(Information shown)
[start]

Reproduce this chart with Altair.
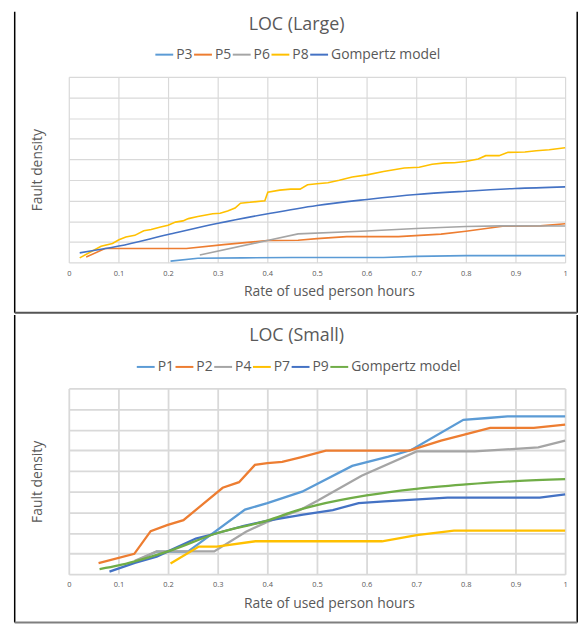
import altair as alt
import pandas as pd

# ---------------- shared ----------------
x_ticks = [0, 0.1, 0.2, 0.3, 0.4, 0.5, 0.6, 0.7, 0.8, 0.9, 1.0]
y_grid = [0, 1, 2, 3, 4, 5, 6, 7, 8, 9]
x_title = "Rate of used person hours"
y_title = "Fault density"

# ---------------- LOC (Large) ----------------
large_names = ["P3", "P5", "P6", "P8", "Gompertz model"]
large_colors = ["#5B9BD5", "#ED7D31", "#A5A5A5", "#FFC000", "#4472C4"]

p3_x = [0.205, 0.26, 0.35, 0.45, 0.55, 0.634, 0.7, 0.8, 0.9, 1.0]
p3_y = [0.07, 0.21, 0.23, 0.25, 0.25, 0.25, 0.3, 0.34, 0.34, 0.34]

p5_x = [0.035, 0.073, 0.237, 0.312, 0.4, 0.462, 0.5, 0.56, 0.664, 0.75, 0.8, 0.874, 0.95, 1.0]
p5_y = [0.27, 0.68, 0.68, 0.87, 1.07, 1.08, 1.16, 1.26, 1.26, 1.38, 1.52, 1.76, 1.78, 1.88]

p6_x = [0.264, 0.4, 0.462, 0.6, 0.7, 0.8, 0.87, 1.0]
p6_y = [0.37, 1.07, 1.39, 1.53, 1.65, 1.75, 1.78, 1.77]

p8_x = [0.022, 0.065, 0.088, 0.101, 0.115, 0.133, 0.151, 0.166, 0.185, 0.2, 0.215,
        0.23, 0.241, 0.26, 0.29, 0.305, 0.32, 0.335, 0.346, 0.365, 0.395, 0.401,
        0.425, 0.447, 0.466, 0.481, 0.5, 0.522, 0.545, 0.571, 0.601, 0.634, 0.676,
        0.706, 0.732, 0.758, 0.777, 0.799, 0.825, 0.84, 0.867, 0.885, 0.919, 0.942,
        0.968, 1.0]
p8_y = [0.23, 0.79, 0.93, 1.11, 1.24, 1.32, 1.54, 1.6, 1.72, 1.81, 1.96,
        2.02, 2.13, 2.23, 2.37, 2.39, 2.5, 2.64, 2.88, 2.92, 3.0, 3.41,
        3.51, 3.56, 3.56, 3.77, 3.82, 3.87, 3.99, 4.15, 4.25, 4.41, 4.58,
        4.62, 4.76, 4.83, 4.84, 4.9, 5.02, 5.18, 5.18, 5.34, 5.36, 5.42,
        5.47, 5.56]

gl_x = [0.022, 0.101, 0.2, 0.301, 0.401, 0.5, 0.601, 0.7, 0.8, 0.9, 1.0]
gl_y = [0.47, 0.8, 1.36, 1.91, 2.37, 2.77, 3.06, 3.3, 3.46, 3.59, 3.67]

# ---------------- LOC (Small) ----------------
small_names = ["P1", "P2", "P4", "P7", "P9", "Gompertz model"]
small_colors = ["#5B9BD5", "#ED7D31", "#A5A5A5", "#FFC000", "#4472C4", "#70AD47"]

p1_x = [0.133, 0.177, 0.24, 0.355, 0.4, 0.47, 0.571, 0.644, 0.69, 0.795, 0.844, 0.884, 1.0]
p1_y = [0.62, 1.1, 1.1, 3.13, 3.45, 4.0, 5.25, 5.7, 6.02, 7.48, 7.57, 7.65, 7.65]

p2_x = [0.06, 0.132, 0.165, 0.198, 0.231, 0.31, 0.343, 0.375, 0.4, 0.43, 0.467,
        0.518, 0.686, 0.75, 0.795, 0.849, 0.937, 1.0]
p2_y = [0.54, 0.99, 2.09, 2.38, 2.62, 4.19, 4.46, 5.3, 5.38, 5.44, 5.66,
        5.99, 5.99, 6.47, 6.75, 7.09, 7.09, 7.25]

p4_x = [0.133, 0.177, 0.293, 0.357, 0.4, 0.465, 0.5, 0.59, 0.701, 0.818, 0.946, 1.0]
p4_y = [0.65, 1.11, 1.11, 2.06, 2.54, 3.1, 3.55, 4.77, 5.95, 5.95, 6.15, 6.47]

p7_x = [0.205, 0.262, 0.298, 0.376, 0.631, 0.701, 0.776, 1.0]
p7_y = [0.52, 1.34, 1.34, 1.6, 1.6, 1.9, 2.11, 2.11]

p9_x = [0.082, 0.133, 0.177, 0.2, 0.256, 0.3, 0.353, 0.401, 0.472, 0.532, 0.584,
        0.636, 0.763, 0.949, 1.0]
p9_y = [0.13, 0.55, 0.85, 1.11, 1.73, 2.0, 2.35, 2.6, 2.89, 3.11, 3.45,
        3.53, 3.71, 3.71, 3.87]

gs_x = [0.062, 0.1, 0.133, 0.2, 0.3, 0.4, 0.465, 0.5, 0.6, 0.7, 0.8, 0.9, 1.0]
gs_y = [0.25, 0.43, 0.63, 1.11, 2.0, 2.6, 3.13, 3.35, 3.82, 4.14, 4.35, 4.51, 4.61]


def long_frame(names, xs, ys):
    rows = []
    for n, xv, yv in zip(names, xs, ys):
        for a, b in zip(xv, yv):
            rows.append({"series": n, "x": a, "y": b})
    return pd.DataFrame(rows)


large_df = long_frame(large_names, [p3_x, p5_x, p6_x, p8_x, gl_x],
                      [p3_y, p5_y, p6_y, p8_y, gl_y])
small_df = long_frame(small_names, [p1_x, p2_x, p4_x, p7_x, p9_x, gs_x],
                      [p1_y, p2_y, p4_y, p7_y, p9_y, gs_y])

TXT = "#595959"
FONT = "Open Sans"
W, H = 500, 187.2
aux = alt.Data(values=[{"k": 0}])


def panel(df, names, colors, title, line_w, grid_w, sym_size, col_pad, leg_x, leg_y,
          frame_top, frame_bottom, bottom_color):
    xenc = alt.X("x:Q", scale=alt.Scale(domain=[0, 1], nice=False),
                 axis=alt.Axis(values=x_ticks, format="~g", grid=True,
                               gridColor="#D9D9D9", gridWidth=grid_w,
                               domain=False, ticks=False, tickSize=0,
                               labelFont=FONT, labelFontSize=7.5, labelColor=TXT,
                               labelPadding=10.6, labelBaseline="middle",
                               labelFlush=False, labelOverlap=False,
                               title=x_title, titleFont=FONT, titleFontSize=14,
                               titleFontWeight="normal", titleColor=TXT,
                               titleX=262, titleY=33.5, titleAlign="center",
                               titleBaseline="alphabetic"))
    yenc = alt.Y("y:Q", scale=alt.Scale(domain=[0, 9], nice=False),
                 axis=alt.Axis(values=y_grid, grid=True, gridColor="#D9D9D9",
                               gridWidth=grid_w, domain=False, ticks=False,
                               labels=False, title=y_title, titleFont=FONT,
                               titleFontSize=14, titleFontWeight="normal",
                               titleColor=TXT, titleAngle=270, titleX=-31,
                               titleY=H / 2, titleAlign="center",
                               titleBaseline="middle"))
    color = alt.Color("series:N", scale=alt.Scale(domain=names, range=colors),
                      legend=alt.Legend(title=None, orient="none", legendX=leg_x,
                                        legendY=leg_y, direction="horizontal",
                                        symbolType="stroke", symbolSize=sym_size,
                                        symbolStrokeWidth=2, labelFont=FONT,
                                        labelFontSize=14, labelColor=TXT,
                                        labelOffset=2, columnPadding=col_pad,
                                        padding=0))
    obs = alt.Chart(df).transform_filter(
        alt.datum.series != "Gompertz model"
    ).mark_line(strokeWidth=line_w).encode(x=xenc, y=yenc, color=color)
    gomp = alt.Chart(df).transform_filter(
        alt.datum.series == "Gompertz model"
    ).mark_line(strokeWidth=line_w, interpolate="monotone").encode(
        x=xenc, y=yenc, color=color)

    left = alt.Chart(aux).mark_rule(color="#000000", strokeWidth=1.5).encode(
        x=alt.value(-54.5), y=alt.value(frame_top), y2=alt.value(frame_bottom))
    right = alt.Chart(aux).mark_rule(color="#000000", strokeWidth=1.5).encode(
        x=alt.value(512.2), y=alt.value(frame_top), y2=alt.value(frame_bottom))
    bottom = alt.Chart(aux).mark_rule(color=bottom_color, strokeWidth=2).encode(
        x=alt.value(-54.5), x2=alt.value(512.2), y=alt.value(frame_bottom))
    ttl = alt.Chart(aux).mark_text(text=title, font=FONT, fontSize=18, color=TXT,
                                   align="center", baseline="alphabetic").encode(
        x=alt.value(229.5), y=alt.value(-47.5))
    return alt.layer(obs, gomp, left, right, bottom, ttl).properties(width=W, height=H)


top = panel(large_df, large_names, large_colors, "LOC (Large)", 1.6, 1.2, 324, -5.1,
            86.2, -32.3, -65.55, 237.7, "#555555")
bot = panel(small_df, small_names, small_colors, "LOC (Small)", 2.3, 1.8, 324, -5.1,
            67.5, -31.7, -73.95, 235.8, "#7F7F7F")

chart = alt.vconcat(top, bot, spacing=0).resolve_scale(
    color="independent", x="independent", y="independent"
).resolve_legend(color="independent").properties(
    padding={"left": 5.25, "top": 0, "right": 0, "bottom": 0},
    background="white",
).configure(font=FONT).configure_view(strokeWidth=0)

chart.save("out.html", embed_options={"renderer": "svg", "actions": False})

[end]

With the pictures left out, restate word for word every line of the data above, from the first down to the line that contains "5.47, 5.56]".

Reproduce this chart with Altair.
import altair as alt
import pandas as pd

# ---------------- shared ----------------
x_ticks = [0, 0.1, 0.2, 0.3, 0.4, 0.5, 0.6, 0.7, 0.8, 0.9, 1.0]
y_grid = [0, 1, 2, 3, 4, 5, 6, 7, 8, 9]
x_title = "Rate of used person hours"
y_title = "Fault density"

# ---------------- LOC (Large) ----------------
large_names = ["P3", "P5", "P6", "P8", "Gompertz model"]
large_colors = ["#5B9BD5", "#ED7D31", "#A5A5A5", "#FFC000", "#4472C4"]

p3_x = [0.205, 0.26, 0.35, 0.45, 0.55, 0.634, 0.7, 0.8, 0.9, 1.0]
p3_y = [0.07, 0.21, 0.23, 0.25, 0.25, 0.25, 0.3, 0.34, 0.34, 0.34]

p5_x = [0.035, 0.073, 0.237, 0.312, 0.4, 0.462, 0.5, 0.56, 0.664, 0.75, 0.8, 0.874, 0.95, 1.0]
p5_y = [0.27, 0.68, 0.68, 0.87, 1.07, 1.08, 1.16, 1.26, 1.26, 1.38, 1.52, 1.76, 1.78, 1.88]

p6_x = [0.264, 0.4, 0.462, 0.6, 0.7, 0.8, 0.87, 1.0]
p6_y = [0.37, 1.07, 1.39, 1.53, 1.65, 1.75, 1.78, 1.77]

p8_x = [0.022, 0.065, 0.088, 0.101, 0.115, 0.133, 0.151, 0.166, 0.185, 0.2, 0.215,
        0.23, 0.241, 0.26, 0.29, 0.305, 0.32, 0.335, 0.346, 0.365, 0.395, 0.401,
        0.425, 0.447, 0.466, 0.481, 0.5, 0.522, 0.545, 0.571, 0.601, 0.634, 0.676,
        0.706, 0.732, 0.758, 0.777, 0.799, 0.825, 0.84, 0.867, 0.885, 0.919, 0.942,
        0.968, 1.0]
p8_y = [0.23, 0.79, 0.93, 1.11, 1.24, 1.32, 1.54, 1.6, 1.72, 1.81, 1.96,
        2.02, 2.13, 2.23, 2.37, 2.39, 2.5, 2.64, 2.88, 2.92, 3.0, 3.41,
        3.51, 3.56, 3.56, 3.77, 3.82, 3.87, 3.99, 4.15, 4.25, 4.41, 4.58,
        4.62, 4.76, 4.83, 4.84, 4.9, 5.02, 5.18, 5.18, 5.34, 5.36, 5.42,
        5.47, 5.56]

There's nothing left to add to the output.